The extracts endpoint is one of the most popular query endpoint in MediaWiki PHP API with on average 450 req/s. The information returned by the endpoint is fairly static and cacheable. The cache invalidation conditions are the same as for Parsoid html data, and are already tracked by RESTBase. With Varnish-cachable REST API we could provide significant improvement in response latency and lower the overall load on the PHP API.
However, the PHP endpoint provides multiple options, which makes it hard to convert it to REST. This task is created to discuss which of the options are useful, and which could be dropped.
Currently, following options are supported:
- exchars - how many characters are returned. This could be easily dropped out, as the full returned extract could be easily stripped on the client. However, dropping out this option makes the client load up the whole content, which might be inefficient, if this number is normally significantly lower than the content length. In case this is true, we could provide a number of options for returned content length, like short, long, full.
- exsentences - How many sentences to return. Mostly identical to the previous one.
- exlimit - How many extracts to return. REST API wouldn't allow batch requests, so this option would be definitely drooped.
- exintro - Return only content before the first section. If it's needed, this could become a separate endpoint. However, to support it, RESTBase would need to make a second request to the PHP API on invalidation, so ideally this should be dropped as well.
- explaintext - Return extracts as plain text instead of limited HTML. In case this is used, the REST endpoint could provide a format parameter. However, we should consider returning only simplified HTML, as filtering-out all the tags is a fairly easy operation to do it on the client.
- exsectionformat - How to format sections in plaintext mode: plain, wikitext, raw. Likely to be dropped out, as RESTBase doesn't serve wikitext, and raw doesn't seem to be useful for clients.
- excontinue - When more results are available, use this to continue. As batch requests wouldn't be supported, this would be dropped.
- exvariant - Convert content into this language variant.
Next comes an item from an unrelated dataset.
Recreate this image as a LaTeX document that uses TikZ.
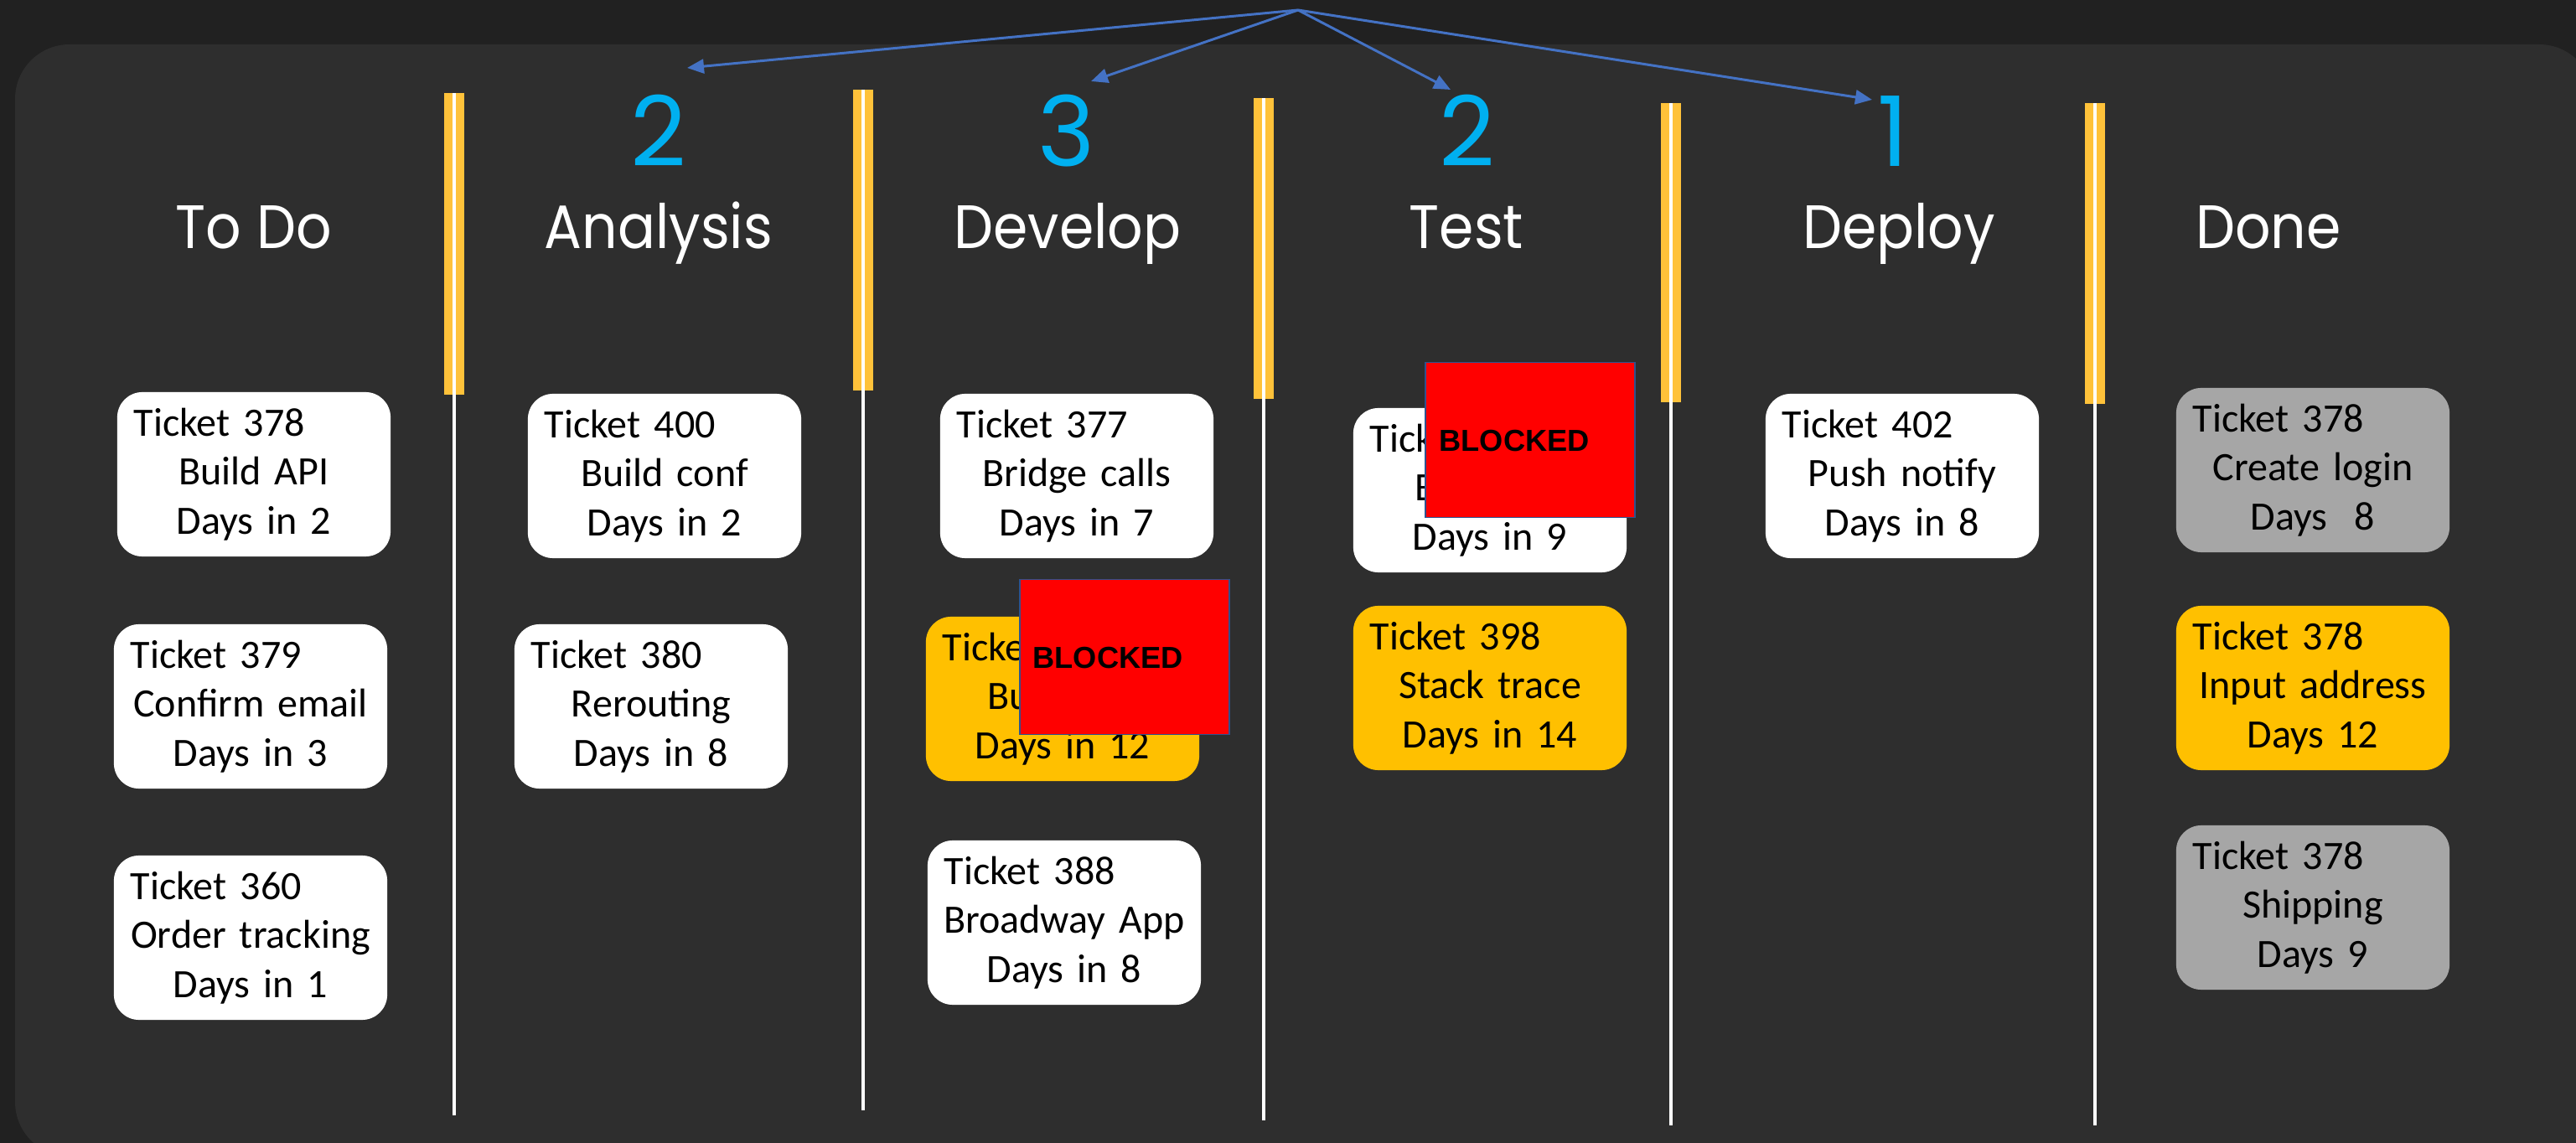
\documentclass[tikz,border=0pt]{standalone}
\usepackage{fontspec}
\setmainfont{Carlito}
\newfontfamily\headfont[FakeStretch=0.91]{Poppins}
\newfontfamily\numfont{Poppins}
\newfontfamily\blockfont{Liberation Sans}
\usetikzlibrary{arrows.meta}
\definecolor{bgout}{HTML}{212121}
\definecolor{panelc}{HTML}{2E2E2E}
\definecolor{bary}{HTML}{FFC23A}
\definecolor{cardy}{HTML}{FFC000}
\definecolor{cardg}{HTML}{A6A6A6}
\definecolor{numblue}{HTML}{00B0F0}
\definecolor{arrowb}{HTML}{4472C4}
\definecolor{blockedge}{HTML}{2F528F}
\newcommand\firstln[1]{\makebox[\linewidth][l]{\hspace{0.12cm}#1}}
\begin{document}
\begin{tikzpicture}[x=0.01cm,y=-0.01cm,
  card/.style={rounded corners=0.3cm, minimum width=3.26cm, minimum height=1.96cm, text width=3.1cm, inner xsep=0.08cm, inner ysep=0pt, align=center, font=\fontsize{13.66}{16.7}\selectfont, text=black},
  wcard/.style={card, fill=white},
  ycard/.style={card, fill=cardy},
  gcard/.style={card, fill=cardg},
  blocked/.style={fill=red, draw=blockedge, line width=0.5pt, minimum width=2.5cm, minimum height=1.85cm, inner sep=0pt},
  blabel/.style={font=\blockfont\bfseries\fontsize{10.3}{12}\selectfont, anchor=west, inner sep=0pt, text=black},
  head/.style={font=\headfont\fontsize{20.8}{25}\selectfont, text=white, anchor=base, inner sep=0pt},
  num/.style={font=\numfont\fontsize{33}{40}\selectfont, text=numblue, anchor=base, inner sep=0pt},
  bar/.style={fill=bary},
  lane/.style={draw=white, line width=0.04cm},
  pointer/.style={draw=arrowb, line width=0.85pt, -{Triangle[length=0.2cm, width=0.17cm]}}
]
\useasboundingbox (0,0) rectangle (3074,1364);
\fill[bgout] (0,0) rectangle (3074,1364);
\fill[panelc, rounded corners=0.65cm] (18,53) rectangle (3095,1380);

% dividers
\fill[bar] (530,111) rectangle (554,471);
\draw[lane] (542,111) -- (542,1331);
\fill[bar] (1018,107) rectangle (1042,466);
\draw[lane] (1030,107) -- (1030,1325);
\fill[bar] (1496,117) rectangle (1520,476);
\draw[lane] (1508,117) -- (1508,1337);
\fill[bar] (1982,123) rectangle (2006,480);
\draw[lane] (1994,123) -- (1994,1343);
\fill[bar] (2488,123) rectangle (2512,482);
\draw[lane] (2500,123) -- (2500,1343);

% headers
\node[head] (hTodo) at (303,297) {To Do};
\node[head] (hAna) at (786,297) {Analysis};
\node[head] (hDev) at (1274,297) {Develop};
\node[head] (hTest) at (1750,297) {Test};
\node[head] (hDep) at (2266,297) {Deploy};
\node[head] (hDone) at (2707,297) {Done};

% WIP numbers
\node[num] (nAna) at (786,199) {2};
\node[num] (nDev) at (1273,199) {3};
\node[num] (nTest) at (1751,199) {2};
\node[num] (nDep) at (2259,199) {1};

% arrows
\coordinate (src) at (1549,12);
\coordinate (t1) at (820,81);
\coordinate (t2) at (1302,97);
\coordinate (t3) at (1731,107);
\coordinate (t4) at (2234,119);
\draw[pointer] (src) -- (t1);
\draw[pointer] (src) -- (t2);
\draw[pointer] (src) -- (t3);
\draw[pointer] (src) -- (t4);

% To Do
\node[wcard] (c1) at (303,566) {\firstln{Ticket 378}\\Build API\\Days in 2};
\node[wcard] (c2) at (299,843) {\firstln{Ticket 379}\\Confirm email\\Days in 3};
\node[wcard] (c3) at (299,1119) {\firstln{Ticket 360}\\Order tracking\\Days in 1};
% Analysis
\node[wcard] (c4) at (793,568) {\firstln{Ticket 400}\\Build conf\\Days in 2};
\node[wcard] (c5) at (777,843) {\firstln{Ticket 380}\\Rerouting\\Days in 8};
% Develop
\node[wcard] (c6) at (1285,568) {\firstln{Ticket 377}\\Bridge calls\\Days in 7};
\node[ycard] (c7) at (1268,834) {\firstln{Ticket}\\Bu\phantom{ild API}\\Days in 12};
\node[wcard] (c8) at (1270,1101) {\firstln{Ticket 388}\\Broadway App\\Days in 8};
% Test
\node[wcard] (c9) at (1778,585) {\firstln{Tick}\\B\phantom{uild API}\\Days in 9};
\node[ycard] (c10) at (1778,821) {\firstln{Ticket 398}\\Stack trace\\Days in 14};
% Deploy
\node[wcard] (c11) at (2270,568) {\firstln{Ticket 402}\\Push notify\\Days in 8};
% Done
\node[gcard] (c12) at (2760,561) {\firstln{Ticket 378}\\Create login\\Days~~8};
\node[ycard] (c13) at (2760,821) {\firstln{Ticket 378}\\Input address\\Days 12};
\node[gcard] (c14) at (2760,1083) {\firstln{Ticket 378}\\Shipping\\Days 9};

% blocked flags
\node[blocked] (b1) at (1342,784) {};
\node[blabel] (b1t) at (1232,785) {BLOCKED};
\node[blocked] (b2) at (1826,525) {};
\node[blabel] (b2t) at (1717,526) {BLOCKED};
\end{tikzpicture}
\end{document}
The language variant would be controlled by the request domain, so this would also be dropped.
In case none of the options are strictly required, the API could look like this:
- /page/extract/{title} - returns the page extract for the latest title
- /page/extract/{title}/ - lists all revision/tid pairs available in storage for text extracts
- /page/extract/{title}{/revision}{/tid} - get an exact for a historic revision of a page
This task is created to accumulate the information about real usages of the API and decide on the options needed by the clients.